Tekin Bingöl: İŞKUR ve TÜİK verilerine AKP’li kardeşlerim bile inanmıyor!

CHP Ankara Milletvekili Tekin Bingöl şu açıklamaları yaptı;

İŞKUR VE TÜİK VERİLERİ

2021 bütçesi, rakamlarıyla hiçbir gerçeklik ifade etmiyor. Bunu niçin söylüyorum? Sarayın güdümünde olan bazı kurumların açıkladığı rakamlardan hareket ederek söylüyorum. Örneğin, İŞKUR; İŞKUR’un işsizlik rakamı hiç kimseye inandırıcı gelmiyor. Örneğin, TÜİK; TÜİK’in sadece enflasyon rakamlarına baktığımızda inanın en fanatik AKP’li kardeşlerim bile bu rakamlara inanmıyor. Çünkü bu rakamları pazar yalanlıyor, bu rakamları market yalanlıyor, bu rakamları konfeksiyon dükkânları yalanlıyor. Başka bir örnek, Sağlık Bakanlığı; işin başından beri açıkladıkları hiçbir rakam doğru değil. Kayıplarımızı bilmiyoruz, hasta sayımızı bilmiyoruz, böyle bir çaresizlik içerisinde vatandaşlarımız bu badireden kurtulmaya çalışıyorlar. Onun için bu ülkenin onurlu insanlarının alın terinin her damlasının yansıdığı bu bütçe halkın bütçesi değil.

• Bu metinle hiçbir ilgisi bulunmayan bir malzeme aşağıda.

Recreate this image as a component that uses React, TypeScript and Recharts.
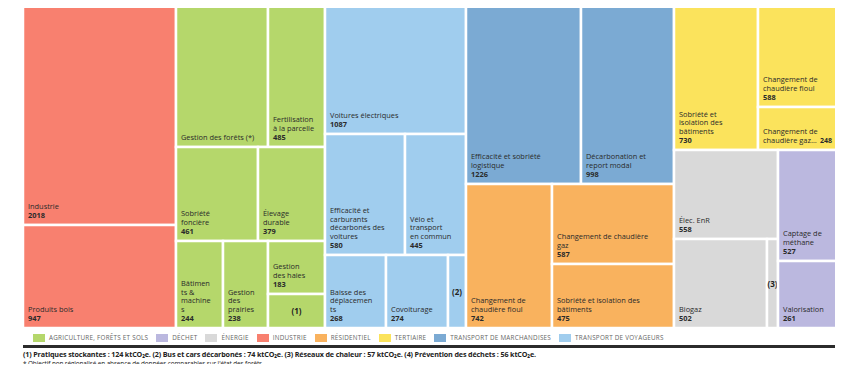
import React from 'react';
import { Treemap } from 'recharts';

// secteurs (légende) et couleurs
const sectorNames = ['AGRICULTURE, FORÊTS ET SOLS', 'DÉCHET', 'ÉNERGIE', 'INDUSTRIE', 'RÉSIDENTIEL', 'TERTIAIRE', 'TRANSPORT DE MARCHANDISES', 'TRANSPORT DE VOYAGEURS'];
const sectorColors = ['#b5d76b', '#bbb8df', '#d9d9d9', '#f8806f', '#f9b25e', '#fbe35c', '#7baad3', '#a0cdee'];

// leviers par secteur, ktCO2e
const industrieNames = ['Industrie', 'Produits bois'];
const industrieValues = [2018, 947];

const agriNames = ['Gestion des forêts (*)', 'Fertilisation\nà la parcelle', 'Sobriété\nfoncière', 'Élevage\ndurable', 'Bâtimen\nts &\nmachine\ns', 'Gestion\ndes\nprairies', 'Gestion\ndes haies', '(1)'];
const agriValues = [778, 485, 461, 379, 244, 238, 183, 124];

const voyageursNames = ['Voitures électriques', 'Efficacité et\ncarburants\ndécarbonés des\nvoitures', 'Vélo et\ntransport\nen commun', 'Baisse des\ndéplacemen\nts', 'Covoiturage', '(2)'];
const voyageursValues = [1087, 580, 445, 268, 274, 74];

const marchandisesNames = ['Efficacité et sobriété\nlogistique', 'Décarbonation et\nreport modal'];
const marchandisesValues = [1226, 998];

const residentielNames = ['Changement de\nchaudière fioul', 'Changement de chaudière\ngaz', 'Sobriété et isolation des\nbâtiments'];
const residentielValues = [742, 587, 475];

const tertiaireNames = ['Sobriété et\nisolation des\nbâtiments', 'Changement de\nchaudière fioul', 'Changement de\nchaudière gaz…'];
const tertiaireValues = [730, 588, 248];

const energieNames = ['Élec. EnR', 'Biogaz', '(3)'];
const energieValues = [558, 502, 57];

const dechetNames = ['Captage de\nméthane', 'Valorisation', '(4)'];
const dechetValues = [527, 261, 56];

const noValueLabels = ['Gestion des forêts (*)'];

const footnote1 = '(1) Pratiques stockantes : 124 ktCO₂e. (2) Bus et cars décarbonés : 74 ktCO₂e. (3) Réseaux de chaleur : 57 ktCO₂e. (4) Prévention des déchets : 56 ktCO₂e.';
const footnote2 = '* Objectif non régionalisé en absence de données comparables sur l\'état des forêts';

const leaf = (sector: number, names: string[], values: number[], i: number) => ({ name: names[i], value: values[i], sector });
const leaves = (sector: number, names: string[], values: number[]) => names.map((_, i) => leaf(sector, names, values, i));

const ag = (i: number) => leaf(0, agriNames, agriValues, i);
const vo = (i: number) => leaf(7, voyageursNames, voyageursValues, i);

// les groupes reprennent le découpage du visuel d'origine
const data = [
  { name: 'Industrie', children: leaves(3, industrieNames, industrieValues) },
  { name: 'Agriculture', children: [{ name: 'a1', children: [ag(0), ag(1)] }, { name: 'a2', children: [ag(2), ag(3)] }, ag(4), ag(5), ag(6), ag(7)] },
  { name: 'Voyageurs', children: [vo(0), { name: 'v1', children: [vo(1), vo(2)] }, vo(3), vo(4), vo(5)] },
  {
    name: 'm-r',
    children: [
      { name: 'Marchandises', children: leaves(6, marchandisesNames, marchandisesValues) },
      { name: 'Résidentiel', children: leaves(4, residentielNames, residentielValues) },
    ],
  },
  { name: 'Tertiaire', children: leaves(5, tertiaireNames, tertiaireValues) },
  { name: 'Énergie', children: leaves(2, energieNames, energieValues) },
  { name: 'Déchet', children: leaves(1, dechetNames, dechetValues) },
];

const FONT = "'Open Sans', 'Liberation Sans', sans-serif";

const CellContent = (props: any) => {
  const { x, y, width, height, children, name, value, sector } = props;
  if ((children && children.length) || sector === undefined) return null;
  const isNote = /^\(\d\)$/.test(name);
  const lines = String(name).split('\n');
  const showValue = !isNote && !noValueLabels.includes(name);
  const inline = showValue && height < 45;
  const n = lines.length + (showValue && !inline ? 1 : 0);
  const lh = 8.8;
  const last = y + height - 7;
  const first = last - (n - 1) * lh;
  return (
    <g>
      <rect x={x} y={y} width={width} height={height} fill={sectorColors[sector]} stroke="#fff" strokeWidth={2.5} />
      {isNote ? (
        <text x={x + width / 2} y={y + height / 2 + 3} textAnchor="middle" fontSize={8} fontWeight={700} fill="#222" fontFamily={FONT}>
          {name}
        </text>
      ) : (
        <text fontSize={7.4} fill="#2a2a2a" fontFamily={FONT}>
          {lines.map((l, i) => (
            <tspan key={i} x={x + 5} y={first + i * lh}>{l}</tspan>
          ))}
          {showValue && !inline && (
            <tspan x={x + 5} y={last} fontWeight={700}>{value}</tspan>
          )}
        </text>
      )}
      {inline && (
        <text x={x + 62} y={last} fontSize={7} fontWeight={700} fill="#2a2a2a" fontFamily={FONT}>{value}</text>
      )}
    </g>
  );
};

export default function App() {
  return (
    <div style={{ position: 'relative', width: 843, height: 372, margin: -8, overflow: 'hidden', background: '#fff', fontFamily: FONT }}>
      <div style={{ position: 'absolute', left: 23, top: 6 }}>
        <Treemap
          width={832}
          height={322}
          data={data}
          dataKey="value"
          aspectRatio={0.001}
          isAnimationActive={false}
          content={<CellContent />}
        />
      </div>
      <div style={{ position: 'absolute', left: 33, top: 333, display: 'flex', alignItems: 'center', fontSize: 6.3, letterSpacing: 0.25, color: '#666', whiteSpace: 'nowrap' }}>
        {sectorNames.map((s, i) => (
          <div key={s} style={{ display: 'flex', alignItems: 'center', marginRight: 8 }}>
            <span style={{ display: 'inline-block', width: 12, height: 8, background: sectorColors[i], marginRight: 4 }} />
            <span>{s}</span>
          </div>
        ))}
      </div>
      <div style={{ position: 'absolute', left: 23, top: 345, width: 820, height: 3, background: '#2b2b2b' }} />
      <div style={{ position: 'absolute', left: 23, top: 350, fontSize: 7.2, lineHeight: '9px', fontWeight: 700, color: '#222', whiteSpace: 'nowrap', letterSpacing: -0.15 }}>
        {footnote1}
      </div>
      <div style={{ position: 'absolute', left: 23, top: 360, fontSize: 6.4, lineHeight: '8px', color: '#222', whiteSpace: 'nowrap', letterSpacing: -0.1 }}>
        {footnote2}
      </div>
    </div>
  );
}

BÜTÇENİN FİNANSMASI VERGİLERLE KARŞILANIYOR

Şimdi, bütçe 1,3 trilyona bağlanmış, güzel ama bu bütçenin finansmanının 1,1 trilyonu vergilerle karşılanıyor. Ne acıdır ki AKP’nin on dokuz yıldır hazırladığı bütçelerde olduğu gibi bu vergi gelirlerinin üçte 1’inden fazlası da benim emekçi kardeşlerimin alın terinden kesilen vergilerden karşılanıyor. İşte, böyle bir bütçe hazırlanıyor.

BÜTÇE AÇIĞI 300-400 MİLYAR TL’Yİ BULACAK!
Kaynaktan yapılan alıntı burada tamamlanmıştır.